Sophie support solutions: lean and agile

Thermal imaging systems are packed full of precision mechanics, delicately tuned optics, electronic components, and other parts that need repairing, replacing or upgrading after a certain number of hours in use. To perform as well as the day they were unpacked, they need to be maintained by specialists — either military personnel or experts from the equipment supplier.

An agile repair and maintenance organisation is key to operational readiness and a force’s ability to accomplish its missions without being endangered by equipment failures. And ultimately, the best solution is to design equipment so it doesn’t fail in the first place.

For the new Sophie family, Thales acted on feedback from end users, optimising everything from system architecture to component design to guarantee high reliability. The result today is the most fail-safe family of thermal imaging equipment on the market. The Sophie Optima, for example, offers a 200% improvement in MTBF (Mean Time Between Failures), meaning it fails three times less often than previous generations of cooled infrared imagers and is much more reliable than competing systems with equivalent range capabilities.

All in the family

The new Sophie models are also easier to maintain than other systems on the market. They have 35% fewer spare parts for intermediate maintenance than competing products, and because they were designed as a family of systems, they share certain part references, making replacement stocks easier to manage. Above all, they were optimised from the outset for high reliability, testability and maintainability, with quick fault detection, easy access to parts that need replacing, standard connectors and tooling, no manual preventive maintenance on detector-coolers and an overall design based on interchangeable blocks. That makes repairs and maintenance quicker and simpler, significantly reducing equipment downtime.

Sophie Optima: lower through-life costs within a new family

Projectable, sustainable maintenance

The last thing forces in the field want is to have to lug around a ton of extra equipment — because that’s how much a traditional intermediate maintenance bench for optronic equipment weighs. For the Sophie family, Thales is developing a new concept of deployable maintenance tooling for projected forces and rear bases. The entire set-up can be transported in Pelicase© cases and weighs less than 75 kg, making units leaner and more agile and substantially reducing the force’s logistics footprint.

An upgrade path is available for customers who have already acquired maintenance tooling from previous Sophie generations to safeguard their investments over time.

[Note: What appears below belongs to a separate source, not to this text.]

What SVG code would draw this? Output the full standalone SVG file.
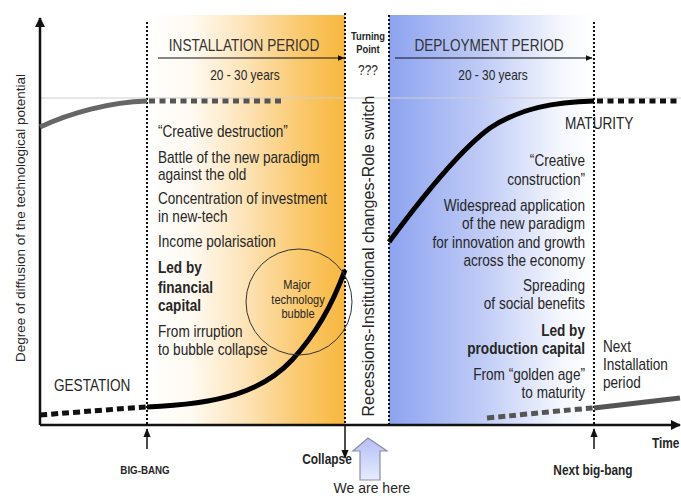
<svg xmlns="http://www.w3.org/2000/svg" width="681" height="496" viewBox="0 0 681 496">
<style>
text{font-family:"Liberation Sans",Arial,sans-serif;fill:#262626}
.b{font-size:16px}
.bold{font-weight:bold}
.title{font-size:16px;fill:#333;text-anchor:middle}
.yrs{font-size:14px;text-anchor:middle}
.r{text-anchor:end}
.m{text-anchor:middle}
.dot{stroke:#111;stroke-width:2;stroke-dasharray:2,2;fill:none}
.thick{fill:none;stroke-width:5}
</style>
<defs>
<linearGradient id="og" x1="147" y1="0" x2="345" y2="0" gradientUnits="userSpaceOnUse">
<stop offset="0" stop-color="#fff"/>
<stop offset="0.22" stop-color="#fffaf2"/>
<stop offset="0.5" stop-color="#fde3b6"/>
<stop offset="0.78" stop-color="#fac86c"/>
<stop offset="1" stop-color="#f7b73f"/>
</linearGradient>
<linearGradient id="bg" x1="389" y1="0" x2="594" y2="0" gradientUnits="userSpaceOnUse">
<stop offset="0" stop-color="#8da3ef"/>
<stop offset="0.45" stop-color="#bfcbf6"/>
<stop offset="0.85" stop-color="#f6f8fe"/>
<stop offset="1" stop-color="#fff"/>
</linearGradient>
<linearGradient id="ag" x1="0" y1="0" x2="0" y2="1">
<stop offset="0" stop-color="#b3bff5"/>
<stop offset="1" stop-color="#e8ecfd"/>
</linearGradient>
<marker id="ah" viewBox="0 0 10 10" refX="9" refY="5" markerWidth="4" markerHeight="4" orient="auto">
<path d="M0,0L10,5L0,10z" fill="#111"/>
</marker>
<marker id="ahs" viewBox="0 0 10 10" refX="9" refY="5" markerWidth="6" markerHeight="6" orient="auto">
<path d="M0,1L10,5L0,9z" fill="#111"/>
</marker>
</defs>
<rect width="681" height="496" fill="#fff"/>
<g id="installation-bg"><rect x="147" y="15" width="198" height="410" fill="url(#og)"/></g>
<g id="deployment-bg"><rect x="389" y="15" width="205" height="410" fill="url(#bg)"/></g>
<line x1="40" y1="98" x2="681" y2="98" stroke="#cfcfcf" stroke-width="1"/>
<g id="connectors">
<line class="dot" x1="147" y1="22" x2="147" y2="425"/>
<line class="dot" x1="345" y1="13" x2="345" y2="425"/>
<line class="dot" x1="389" y1="15" x2="389" y2="425"/>
<line class="dot" x1="594" y1="22" x2="594" y2="425"/>
<line x1="40" y1="425" x2="40" y2="18" stroke="#111" stroke-width="2.5" marker-end="url(#ah)"/>
<line x1="40" y1="425" x2="680" y2="425" stroke="#111" stroke-width="2.5" marker-end="url(#ah)"/>
<line x1="158" y1="58" x2="344" y2="58" stroke="#111" stroke-width="1.2" marker-end="url(#ahs)"/>
<line x1="395" y1="58" x2="592" y2="58" stroke="#111" stroke-width="1.2" marker-end="url(#ahs)"/>
<line x1="147" y1="449" x2="147" y2="429" stroke="#111" stroke-width="1.5" marker-end="url(#ahs)"/>
<line x1="594" y1="449" x2="594" y2="429" stroke="#111" stroke-width="1.5" marker-end="url(#ahs)"/>
<line x1="345" y1="426" x2="345" y2="458" stroke="#111" stroke-width="1.5" marker-end="url(#ahs)"/>
<path class="thick" stroke="#666" d="M40,127 C70,113 110,102 147,101"/>
<path class="thick" stroke="#555" stroke-dasharray="6,4.5" d="M149,101 L285,101"/>
<path class="thick" stroke="#111" stroke-dasharray="7,4" d="M40,415 C80,412 115,409 147,407"/>
<path class="thick" stroke="#000" d="M147,407 C220,404 262,392 292,360 C320,330 336,295 345,270"/>
<path class="thick" stroke="#000" d="M389,242 C420,200 460,150 490,128 C520,108 555,102 594,101"/>
<path class="thick" stroke="#111" stroke-dasharray="6,4.5" d="M597,101 L681,101"/>
<path class="thick" stroke="#555" stroke-dasharray="7,4" d="M487,418 C530,414 565,410 594,408"/>
<path class="thick" stroke="#555" d="M594,408 C630,404 655,401 680,398"/>
</g>
<g id="bubble">
<circle cx="299" cy="302" r="53" fill="none" stroke="#333" stroke-width="1"/>
<g transform="scale(0.85,1)">
<text class="m" x="349.4" y="289" font-size="13">Major</text>
<text class="m" x="350.6" y="304" font-size="13">technology</text>
<text class="m" x="350.6" y="318" font-size="13">bubble</text>
</g>
</g>
<g id="installation">
<g transform="scale(0.85,1)">
<text class="title" x="287.1" y="51">INSTALLATION PERIOD</text>
<text class="yrs" x="288.2" y="80">20 - 30 years</text>
<text class="b" x="185.9" y="137">“Creative destruction”</text>
<text class="b" x="185.9" y="163">Battle of the new paradigm</text>
<text class="b" x="185.9" y="180">against the old</text>
<text class="b" x="185.9" y="204">Concentration of investment</text>
<text class="b" x="185.9" y="222">in new-tech</text>
<text class="b" x="185.9" y="247">Income polarisation</text>
<text class="b bold" x="185.9" y="273">Led by</text>
<text class="b bold" x="185.9" y="293">financial</text>
<text class="b bold" x="185.9" y="311">capital</text>
<text class="b" x="185.9" y="337">From irruption</text>
<text class="b" x="185.9" y="355">to bubble collapse</text>
</g>
</g>
<g id="turning-point">
<g transform="scale(0.85,1)">
<text class="m bold" x="432.9" y="40" font-size="11">Turning</text>
<text class="m bold" x="432.9" y="53" font-size="11">Point</text>
<text class="m" x="432.9" y="75" font-size="14">???</text>
</g>
<text class="m" transform="translate(374,256) rotate(-90)" font-size="16">Recessions-Institutional changes-Role switch</text>
</g>
<g id="deployment">
<g transform="scale(0.85,1)">
<text class="title" x="575.3" y="51">DEPLOYMENT PERIOD</text>
<text class="yrs" x="580" y="80">20 - 30 years</text>
<text class="b" x="664.7" y="129">MATURITY</text>
<text class="b r" x="688.2" y="166">“Creative</text>
<text class="b r" x="688.2" y="185">construction”</text>
<text class="b r" x="688.2" y="211">Widespread application</text>
<text class="b r" x="688.2" y="229">of the new paradigm</text>
<text class="b r" x="688.2" y="248">for innovation and growth</text>
<text class="b r" x="688.2" y="266">across the economy</text>
<text class="b r" x="688.2" y="291">Spreading</text>
<text class="b r" x="688.2" y="309">of social benefits</text>
<text class="b r bold" x="688.2" y="336">Led by</text>
<text class="b r bold" x="688.2" y="354">production capital</text>
<text class="b r" x="688.2" y="380">From “golden age”</text>
<text class="b r" x="688.2" y="398">to maturity</text>
</g>
</g>
<g id="next-installation">
<g transform="scale(0.85,1)">
<text class="b" x="709.4" y="352">Next</text>
<text class="b" x="709.4" y="370">Installation</text>
<text class="b" x="709.4" y="388">period</text>
</g>
</g>
<g id="gestation"><text class="b" transform="scale(0.85,1)" x="63.5" y="391">GESTATION</text></g>
<g id="axis-labels">
<text class="m" transform="translate(25,218) rotate(-90)" font-size="13.5">Degree of diffusion of the technological potential</text>
<text class="bold" transform="scale(0.85,1)" x="767" y="448" font-size="14">Time</text>
</g>
<g id="events">
<g transform="scale(0.85,1)">
<text class="m bold" x="170.6" y="474" font-size="11.5">BIG-BANG</text>
<text class="m bold" x="384.7" y="464" font-size="14">Collapse</text>
<text class="m bold" x="697.6" y="475" font-size="14">Next big-bang</text>
</g>
</g>
<g id="we-are-here">
<path d="M368,438 L387,451 L380,451 L380,480 L360,480 L360,451 L353,451 Z" fill="url(#ag)" stroke="#8a8fa8" stroke-width="1.2"/>
<text class="m" x="372" y="493" font-size="14">We are here</text>
</g>
</svg>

Integrated logistics management

To optimise repairs and maintenance for Sophie thermal imagers, Thales’s logistics management and predictive maintenance solutions can be fully integrated with the customer’s own ordering and HUMS information systems. This makes flows of information smoother and more reliable, allowing for real-time fleet management, simpler administration, and significantly shorter turnaround times for repair and maintenance operations.

Transfer of maintenance

When customers need more autonomy, Thales can also arrange a transfer of maintenance, providing training, spare parts, technical assistance and appropriate benches to support the fleet locally within the customer’s maintenance facilities or with a local partner. For general or specific maintenance operations, customers can always rely on Thales repair workshops near the production line in Elancourt, France, where their products will be handled directly by our logistics support engineers and repair specialists.